A Zimbabwean hunger striker has been taken to hospital in a "very serious condition" after refusing food for 36 days.
Teacher Mqhubel Timbha, 28, began a hunger strike on 2 June in protest against the lifting of a Home Office ban on forced deportations to Zimbabwe.
He was joined by at least 50 countrymen and women at the height of the protest. The Home Office today said that nine Zimbabweans in detention remained on hunger strike. Many were bailed from custody last week and remain on hunger strike at home, campaigners said.
A second hunger striker, who has not been named, was transferred to hospital on Saturday, his solicitor said.
The Home Office confirmed the pair were in hospital but said there were "no concerns" over their health.
Mr Timbha was being held in the medical unit at Harmondsworth Immigration Removal Centre, near Heathrow, when he was examined by a doctor on Friday.
Dr Frank Arnold said: "He was sufficiently ill that, on the strength of my report, the Home Office accepted that he needed to be taken to hospital by ambulance.
"The patient was too weak to stand unaided when I saw him. I had to lift him onto the couch to examine him myself. He was extremely light and his muscles were very wasted.
"Despite his extreme weakness and inability to walk unaided, or perhaps at all, the centre manager required that he was handcuffed in transport to the hospital.
"It was only after the forceful intervention of Kate Hoey MP that the restraints were removed. He is still being watched, at considerable expense to the public, by guards who refuse to leave his room and give him some privacy.
"I have serious concerns, not about the competence of individual doctors and nurses working at the centre, but that an uninformed decision by the centre manager can overrule medical priorities."
Mr Timbha claims he is an opposition Movement for Democratic Change activist and that he and other members of his family were detained and beaten by President Robert Mugabe's regime.
Dr Arnold said Mr Timbha's condition was "wholly consistent" with a five-week hunger strike.
Home Secretary Charles Clarke said in a statement on Wednesday that none of the hunger strikers needed hospitalisation and added: "Food is available to all hunger strikers and they are seen daily by a medical practitioner to check their condition."
Mr Timbha was transferred to Homerton University Hospital, east London, on Friday where he has begun to eat again under medical supervision.
A Home Office spokesman said today: "Two of the hunger strikers are currently receiving care in hospital. This is purely a precaution and there are no concerns over their health at all."
Solicitor Jovanka Savic said an application for Mr Timbha to be released on bail would be heard by an immigration judge on Wednesday.
A spokesman for Bail for Immigration Detainees said 10 Zimbabweans secured their own release from detention in a mass bail application last week.
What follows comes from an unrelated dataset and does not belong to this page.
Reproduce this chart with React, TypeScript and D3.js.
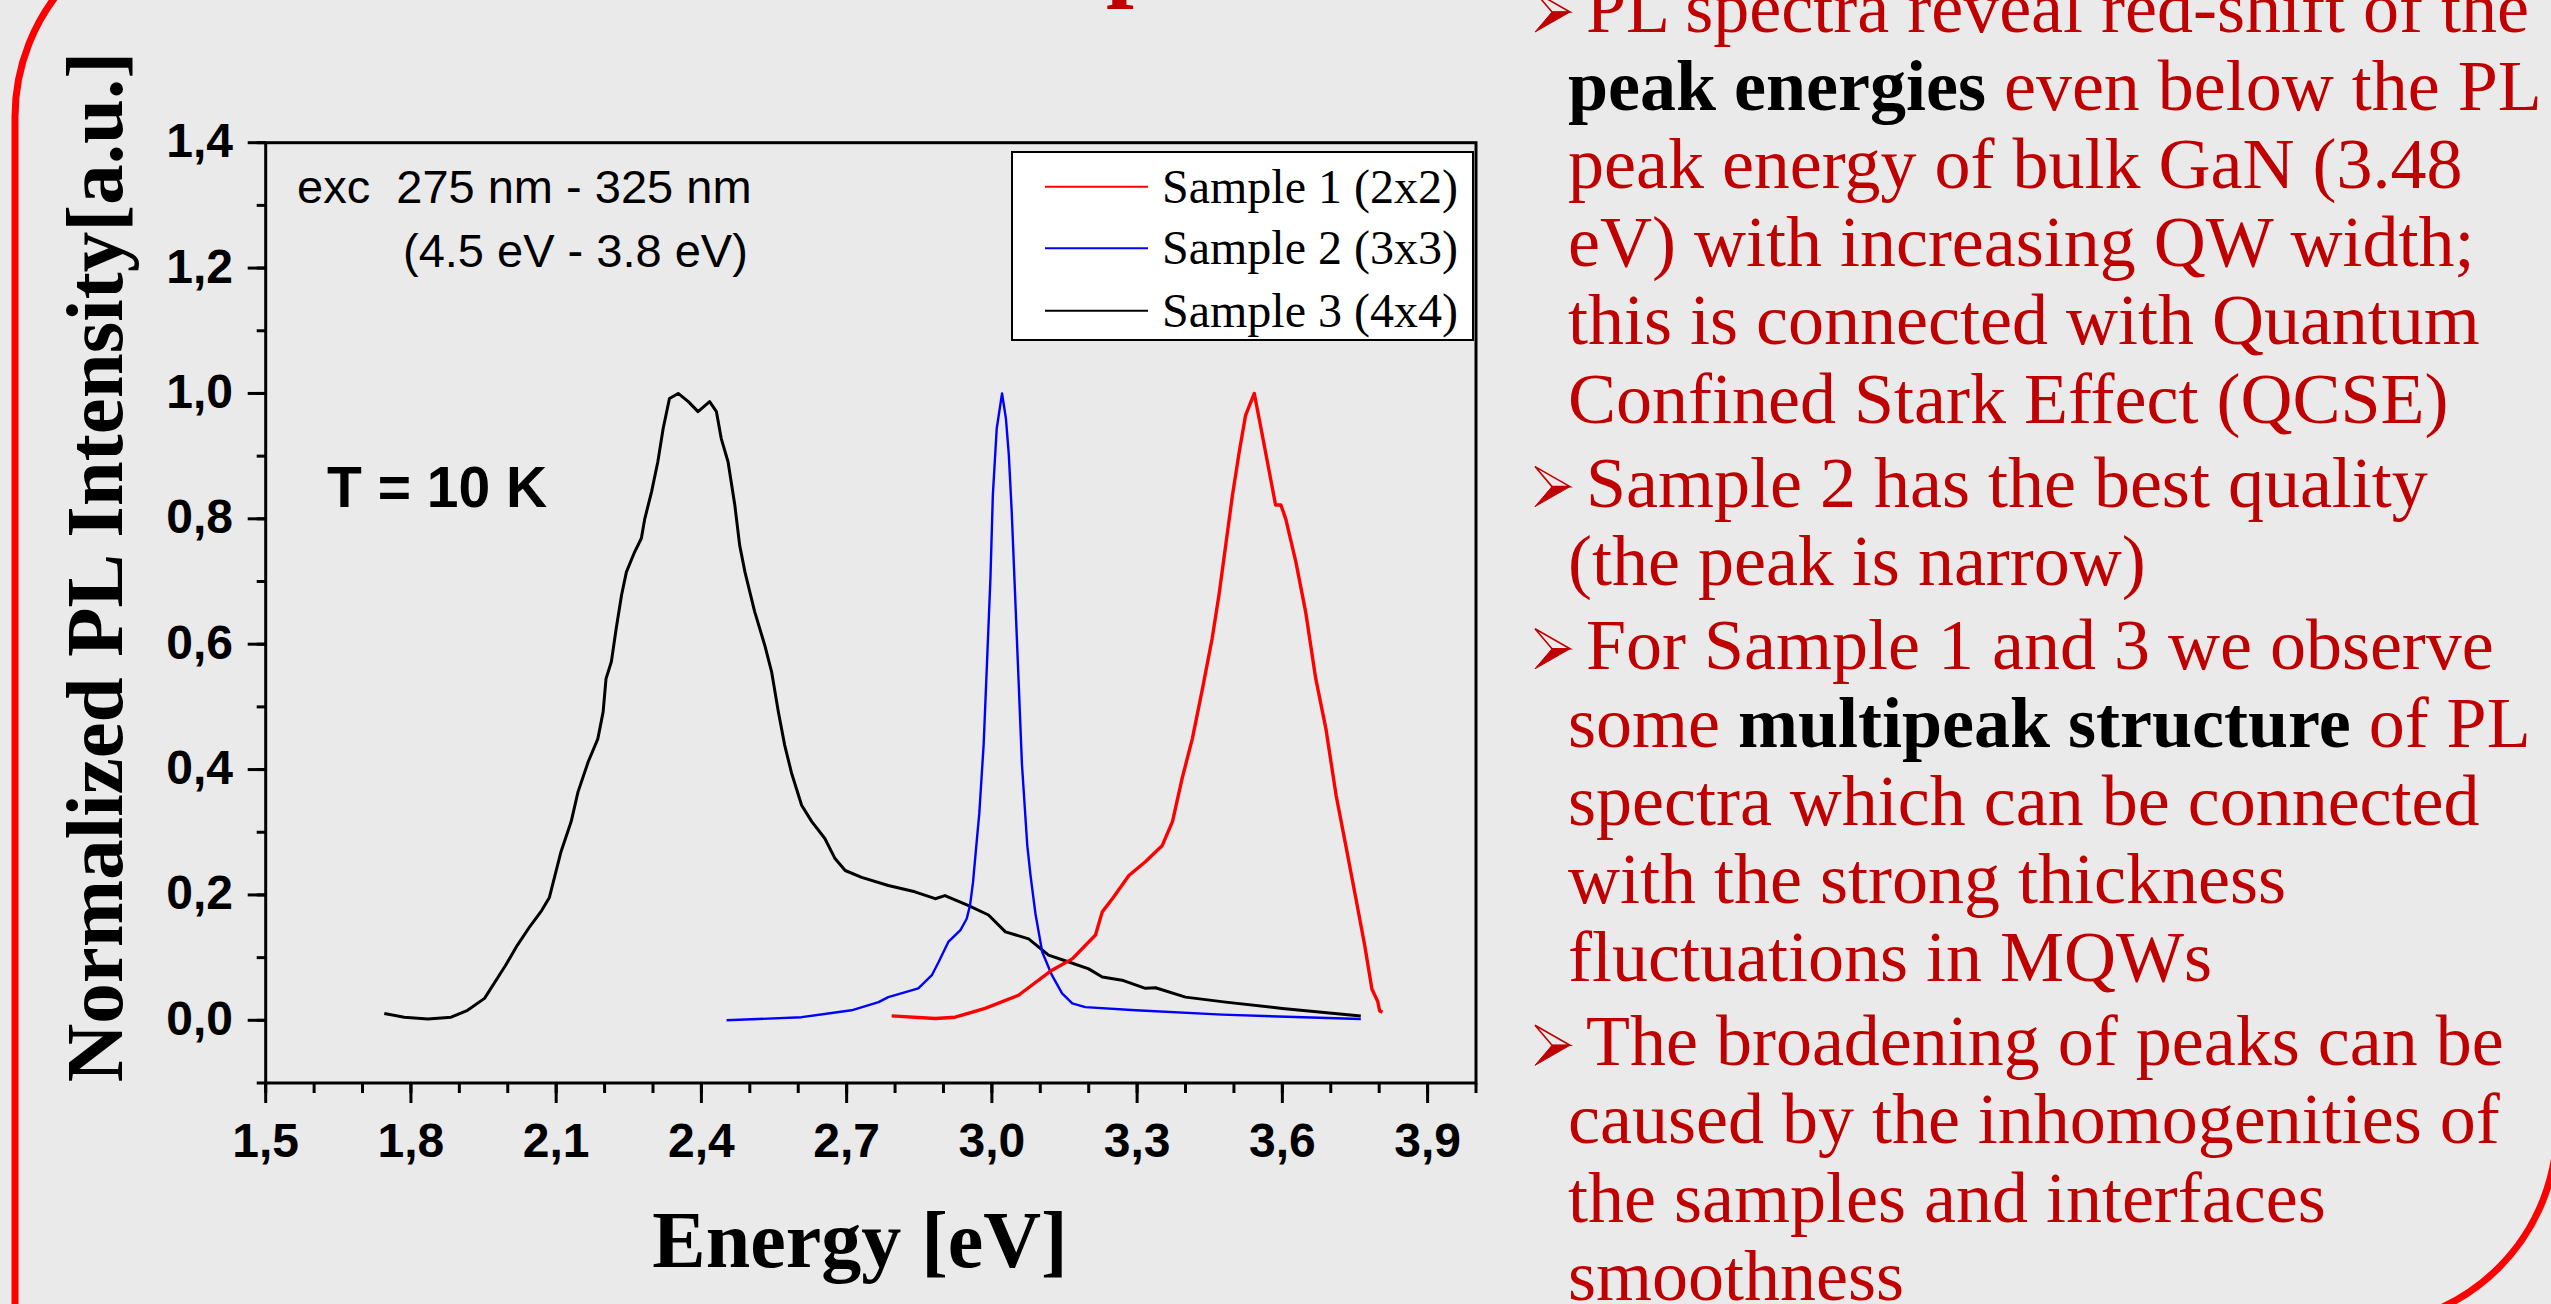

A Home Office spokesman said today that, of 83 Zimbabweans in detention, nine were refusing food.
Meanwhile, campaigners say Zimbabweans continue to be taken into custody, indicating that the Government intends to deport them.
Last week, High Court judge Mr Justice Collins called on the Government to halt deportations to Zimbabwe until a court sitting on August 4 rules whether it is safe to return failed asylum seekers. In the first three months of this year, 95 Zimbabweans were deported.